Only Jazz is music. Try it !!!

Terry R.'s picture

I was strictly a rock'n'roller for 20 years or so. The last few years I have been getting into classical, jazz, country. My purchases via CD are at least 50/50 now. LP buying is about 90% classical, and the rest old rock I missed the first time. I attribute this to a maturity in outlook and gaining appreciation for other music types through reading, dealer equipment auditions, Web forums, and actually attending live classical and jazz events. Rock concerts are easily reacted to "below the belt" or through raw adrenaline. Classical and jazz appeal to me emotionally and intellectually.

mikenificent1's picture

When I was younger I only listened to Pop, Rock and Hip Hop. Now in addition to those, I listen to classical, opera, country, alternative, punk, house, and classic rock. HiFi Audio is what opened my eyes to other music. There are some types of music that can only be appreciated on a high end system.
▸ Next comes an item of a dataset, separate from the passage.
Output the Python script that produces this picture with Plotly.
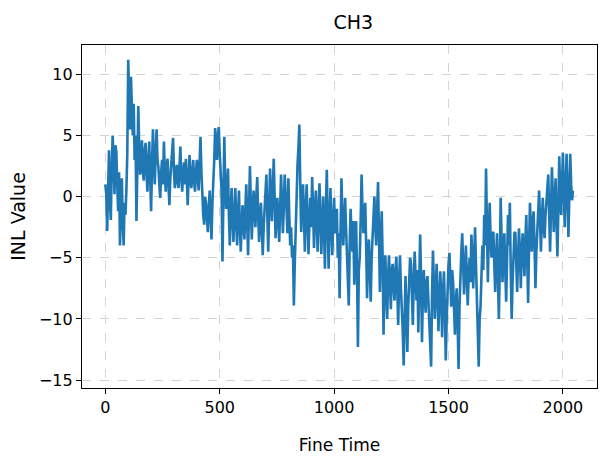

David L.  Wyatt, Jr.'s picture

I still love "Dazed and Confused," but I find myself listening to more jazz and classical, and I continue to seek out new music. An old Russian professor of mine once told me, 'If you aren't learning, you're forgetting." I don't want to refine my niche so much as expand my choices.

Niko Tomatsidis's picture

I always come back to the music I first liked.

C.  Simon's picture

It began with classic '70s guitar rock and now covers virtually all rock subgenres (i.e., hard rock, stoner rock, desert rock, Piano rock, alternative rock, psychedelic rock . . . ). Having said that, I'm only 25 years old—I'm sure there will be major changes in the future.

DC's picture

I've added to, but not subtracted from, my repetoire. I still listen to the same music I did when I was a kid but have added much more in the way of jazz and classical.

Jose Garcia's picture

As time went by and I got older, my taste in music changed with me—from rock music to jazz, from salsa to ballads, and so on. What didn't change is the love for good music; that is the unchanged fact. The medium has changed and evolved a lot these last 20-25 years. True music lovers still spin their LPs, we appreciate the convenience that CD offers, and will love if the new SACD/DVD-A comes out at last. Whatever the medium or the music, our hearts and minds will travel through all the years, from when we began to love music till the end of our lives. VIVA LA MUSICA.

Brian S.'s picture

Yes, my musical tastes have gradually evolved to include all types of music, although I still listen mostly to classical and jazz.

Doug Cline's picture

My tastes have definitely changed over the years (I'm a baby-boomer). The interesting question is if I can say they have "evolved"! My listening skills have evolved. My hearing has ?? "devolved" in both frequency response and dynamic range. My taste in music includes much more classical, much more jazz than 20 years ago, but having several teenagers in the house also includes a small amount of rap, a medium amount of current female pop singers, and some others, like Blue Rodeo and Crash Test Dummies, that I find hard to characterize. So has my musical "taste" evolved? I have always enjoyed variety, and find that visiting on the Internet and sampling the available tunes on MP3 will often get me something that I would not have thought to try otherwise. In past days it would have been an FM station or an audition at the local record store to make me aware of alternate music. Variety is, after all, the spice of life! Was it Darwin who said that?

Stephen W.  Sweigart's picture

I stopped listing to rock & folk in college 30 years ago, when I took music history; since then, only classical.

Glenn Bennett's picture

There are no really great pop music groups right now. The pop field has been taken over by teens and pre-teens. I spend most of my time going back to my jazz recordings.